WHAT IS EXPECTED
Would you copy out the whole listing exactly as given?

INFORMATION SHOWN

--------------------------------

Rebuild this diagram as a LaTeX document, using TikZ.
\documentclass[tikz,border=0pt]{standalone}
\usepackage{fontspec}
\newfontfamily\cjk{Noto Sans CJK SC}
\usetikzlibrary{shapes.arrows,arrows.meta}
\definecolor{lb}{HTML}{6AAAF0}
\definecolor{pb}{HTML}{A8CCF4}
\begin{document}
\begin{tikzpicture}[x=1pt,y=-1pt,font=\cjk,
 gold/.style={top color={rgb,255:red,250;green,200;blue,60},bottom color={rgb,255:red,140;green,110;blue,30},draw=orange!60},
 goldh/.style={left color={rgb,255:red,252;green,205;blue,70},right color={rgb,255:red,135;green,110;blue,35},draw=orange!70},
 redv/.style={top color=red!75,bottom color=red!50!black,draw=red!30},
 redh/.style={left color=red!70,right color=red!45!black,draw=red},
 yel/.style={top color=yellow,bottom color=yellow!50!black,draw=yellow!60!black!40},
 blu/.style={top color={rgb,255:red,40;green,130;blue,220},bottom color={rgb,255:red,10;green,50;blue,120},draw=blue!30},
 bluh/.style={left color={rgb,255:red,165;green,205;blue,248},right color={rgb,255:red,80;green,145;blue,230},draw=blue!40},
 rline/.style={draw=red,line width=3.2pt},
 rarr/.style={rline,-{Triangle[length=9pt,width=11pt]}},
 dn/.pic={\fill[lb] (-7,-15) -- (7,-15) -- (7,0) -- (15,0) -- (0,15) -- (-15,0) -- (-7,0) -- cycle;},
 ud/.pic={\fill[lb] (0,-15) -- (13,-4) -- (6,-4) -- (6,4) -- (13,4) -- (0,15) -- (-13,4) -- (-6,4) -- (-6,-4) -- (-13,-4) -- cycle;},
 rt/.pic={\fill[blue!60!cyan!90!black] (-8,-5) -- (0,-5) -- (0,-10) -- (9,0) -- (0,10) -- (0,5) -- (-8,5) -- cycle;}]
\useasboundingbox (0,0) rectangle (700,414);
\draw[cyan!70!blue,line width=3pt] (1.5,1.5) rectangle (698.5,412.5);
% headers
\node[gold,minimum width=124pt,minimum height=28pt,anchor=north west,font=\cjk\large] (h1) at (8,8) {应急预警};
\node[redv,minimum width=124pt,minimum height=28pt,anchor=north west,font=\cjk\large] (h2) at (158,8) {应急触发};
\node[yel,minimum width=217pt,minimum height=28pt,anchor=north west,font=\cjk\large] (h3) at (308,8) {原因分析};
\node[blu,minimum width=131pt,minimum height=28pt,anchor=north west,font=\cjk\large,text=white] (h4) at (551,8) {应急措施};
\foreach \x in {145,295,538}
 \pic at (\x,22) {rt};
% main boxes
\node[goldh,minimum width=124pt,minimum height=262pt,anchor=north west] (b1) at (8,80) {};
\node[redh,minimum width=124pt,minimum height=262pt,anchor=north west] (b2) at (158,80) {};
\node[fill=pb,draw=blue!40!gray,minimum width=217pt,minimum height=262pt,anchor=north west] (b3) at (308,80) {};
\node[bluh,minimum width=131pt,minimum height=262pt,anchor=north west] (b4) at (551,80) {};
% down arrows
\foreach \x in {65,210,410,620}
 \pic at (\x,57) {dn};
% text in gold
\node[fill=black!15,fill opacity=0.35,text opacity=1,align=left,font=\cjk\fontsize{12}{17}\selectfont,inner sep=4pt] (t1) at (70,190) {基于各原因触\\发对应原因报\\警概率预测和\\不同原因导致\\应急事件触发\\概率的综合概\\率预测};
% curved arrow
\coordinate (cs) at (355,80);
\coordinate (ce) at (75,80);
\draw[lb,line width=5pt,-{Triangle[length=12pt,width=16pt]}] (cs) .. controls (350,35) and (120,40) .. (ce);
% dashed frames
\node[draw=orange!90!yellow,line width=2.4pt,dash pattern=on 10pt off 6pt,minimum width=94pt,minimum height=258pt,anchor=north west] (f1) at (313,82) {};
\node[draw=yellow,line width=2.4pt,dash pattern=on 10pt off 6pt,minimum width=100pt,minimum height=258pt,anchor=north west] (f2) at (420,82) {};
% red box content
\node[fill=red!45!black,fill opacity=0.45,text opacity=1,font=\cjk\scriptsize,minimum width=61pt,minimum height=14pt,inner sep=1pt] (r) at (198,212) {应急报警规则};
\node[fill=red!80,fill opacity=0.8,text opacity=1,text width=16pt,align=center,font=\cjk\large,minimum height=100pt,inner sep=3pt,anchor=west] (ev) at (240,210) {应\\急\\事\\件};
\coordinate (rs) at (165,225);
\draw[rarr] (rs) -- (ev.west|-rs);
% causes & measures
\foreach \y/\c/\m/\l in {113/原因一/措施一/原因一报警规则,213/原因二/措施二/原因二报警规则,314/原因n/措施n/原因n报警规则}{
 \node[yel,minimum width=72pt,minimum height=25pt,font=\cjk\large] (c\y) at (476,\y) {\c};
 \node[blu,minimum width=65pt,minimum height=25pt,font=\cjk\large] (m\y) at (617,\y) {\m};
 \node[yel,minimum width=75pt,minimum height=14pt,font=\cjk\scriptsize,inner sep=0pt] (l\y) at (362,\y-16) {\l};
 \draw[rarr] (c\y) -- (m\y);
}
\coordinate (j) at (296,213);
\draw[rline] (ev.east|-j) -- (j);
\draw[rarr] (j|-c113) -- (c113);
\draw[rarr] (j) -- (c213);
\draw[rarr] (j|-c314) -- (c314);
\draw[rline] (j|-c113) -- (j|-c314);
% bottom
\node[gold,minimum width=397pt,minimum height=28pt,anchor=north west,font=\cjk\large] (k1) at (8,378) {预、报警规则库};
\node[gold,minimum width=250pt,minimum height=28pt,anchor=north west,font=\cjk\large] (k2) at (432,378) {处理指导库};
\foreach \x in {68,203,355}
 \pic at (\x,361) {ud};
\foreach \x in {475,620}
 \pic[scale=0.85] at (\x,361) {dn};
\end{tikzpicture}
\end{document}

--------------------------------

OUTPUT OF THE EXERCISE
Rebuild this diagram as a LaTeX document, using TikZ.
\documentclass[tikz,border=0pt]{standalone}
\usepackage{fontspec}
\newfontfamily\cjk{Noto Sans CJK SC}
\usetikzlibrary{shapes.arrows,arrows.meta}
\definecolor{lb}{HTML}{6AAAF0}
\definecolor{pb}{HTML}{A8CCF4}
\begin{document}
\begin{tikzpicture}[x=1pt,y=-1pt,font=\cjk,
 gold/.style={top color={rgb,255:red,250;green,200;blue,60},bottom color={rgb,255:red,140;green,110;blue,30},draw=orange!60},
 goldh/.style={left color={rgb,255:red,252;green,205;blue,70},right color={rgb,255:red,135;green,110;blue,35},draw=orange!70},
 redv/.style={top color=red!75,bottom color=red!50!black,draw=red!30},
 redh/.style={left color=red!70,right color=red!45!black,draw=red},
 yel/.style={top color=yellow,bottom color=yellow!50!black,draw=yellow!60!black!40},
 blu/.style={top color={rgb,255:red,40;green,130;blue,220},bottom color={rgb,255:red,10;green,50;blue,120},draw=blue!30},
 bluh/.style={left color={rgb,255:red,165;green,205;blue,248},right color={rgb,255:red,80;green,145;blue,230},draw=blue!40},
 rline/.style={draw=red,line width=3.2pt},
 rarr/.style={rline,-{Triangle[length=9pt,width=11pt]}},
 dn/.pic={\fill[lb] (-7,-15) -- (7,-15) -- (7,0) -- (15,0) -- (0,15) -- (-15,0) -- (-7,0) -- cycle;},
 ud/.pic={\fill[lb] (0,-15) -- (13,-4) -- (6,-4) -- (6,4) -- (13,4) -- (0,15) -- (-13,4) -- (-6,4) -- (-6,-4) -- (-13,-4) -- cycle;},
 rt/.pic={\fill[blue!60!cyan!90!black] (-8,-5) -- (0,-5) -- (0,-10) -- (9,0) -- (0,10) -- (0,5) -- (-8,5) -- cycle;}]
\useasboundingbox (0,0) rectangle (700,414);
\draw[cyan!70!blue,line width=3pt] (1.5,1.5) rectangle (698.5,412.5);
% headers
\node[gold,minimum width=124pt,minimum height=28pt,anchor=north west,font=\cjk\large] (h1) at (8,8) {应急预警};
\node[redv,minimum width=124pt,minimum height=28pt,anchor=north west,font=\cjk\large] (h2) at (158,8) {应急触发};
\node[yel,minimum width=217pt,minimum height=28pt,anchor=north west,font=\cjk\large] (h3) at (308,8) {原因分析};
\node[blu,minimum width=131pt,minimum height=28pt,anchor=north west,font=\cjk\large,text=white] (h4) at (551,8) {应急措施};
\foreach \x in {145,295,538}
 \pic at (\x,22) {rt};
% main boxes
\node[goldh,minimum width=124pt,minimum height=262pt,anchor=north west] (b1) at (8,80) {};
\node[redh,minimum width=124pt,minimum height=262pt,anchor=north west] (b2) at (158,80) {};
\node[fill=pb,draw=blue!40!gray,minimum width=217pt,minimum height=262pt,anchor=north west] (b3) at (308,80) {};
\node[bluh,minimum width=131pt,minimum height=262pt,anchor=north west] (b4) at (551,80) {};
% down arrows
\foreach \x in {65,210,410,620}
 \pic at (\x,57) {dn};
% text in gold
\node[fill=black!15,fill opacity=0.35,text opacity=1,align=left,font=\cjk\fontsize{12}{17}\selectfont,inner sep=4pt] (t1) at (70,190) {基于各原因触\\发对应原因报\\警概率预测和\\不同原因导致\\应急事件触发\\概率的综合概\\率预测};
% curved arrow
\coordinate (cs) at (355,80);
\coordinate (ce) at (75,80);
\draw[lb,line width=5pt,-{Triangle[length=12pt,width=16pt]}] (cs) .. controls (350,35) and (120,40) .. (ce);
% dashed frames
\node[draw=orange!90!yellow,line width=2.4pt,dash pattern=on 10pt off 6pt,minimum width=94pt,minimum height=258pt,anchor=north west] (f1) at (313,82) {};
\node[draw=yellow,line width=2.4pt,dash pattern=on 10pt off 6pt,minimum width=100pt,minimum height=258pt,anchor=north west] (f2) at (420,82) {};
% red box content
\node[fill=red!45!black,fill opacity=0.45,text opacity=1,font=\cjk\scriptsize,minimum width=61pt,minimum height=14pt,inner sep=1pt] (r) at (198,212) {应急报警规则};
\node[fill=red!80,fill opacity=0.8,text opacity=1,text width=16pt,align=center,font=\cjk\large,minimum height=100pt,inner sep=3pt,anchor=west] (ev) at (240,210) {应\\急\\事\\件};
\coordinate (rs) at (165,225);
\draw[rarr] (rs) -- (ev.west|-rs);
% causes & measures
\foreach \y/\c/\m/\l in {113/原因一/措施一/原因一报警规则,213/原因二/措施二/原因二报警规则,314/原因n/措施n/原因n报警规则}{
 \node[yel,minimum width=72pt,minimum height=25pt,font=\cjk\large] (c\y) at (476,\y) {\c};
 \node[blu,minimum width=65pt,minimum height=25pt,font=\cjk\large] (m\y) at (617,\y) {\m};
 \node[yel,minimum width=75pt,minimum height=14pt,font=\cjk\scriptsize,inner sep=0pt] (l\y) at (362,\y-16) {\l};
 \draw[rarr] (c\y) -- (m\y);
}
\coordinate (j) at (296,213);
\draw[rline] (ev.east|-j) -- (j);
\draw[rarr] (j|-c113) -- (c113);
\draw[rarr] (j) -- (c213);
\draw[rarr] (j|-c314) -- (c314);
\draw[rline] (j|-c113) -- (j|-c314);
% bottom
\node[gold,minimum width=397pt,minimum height=28pt,anchor=north west,font=\cjk\large] (k1) at (8,378) {预、报警规则库};
\node[gold,minimum width=250pt,minimum height=28pt,anchor=north west,font=\cjk\large] (k2) at (432,378) {处理指导库};
\foreach \x in {68,203,355}
 \pic at (\x,361) {ud};
\foreach \x in {475,620}
 \pic[scale=0.85] at (\x,361) {dn};
\end{tikzpicture}
\end{document}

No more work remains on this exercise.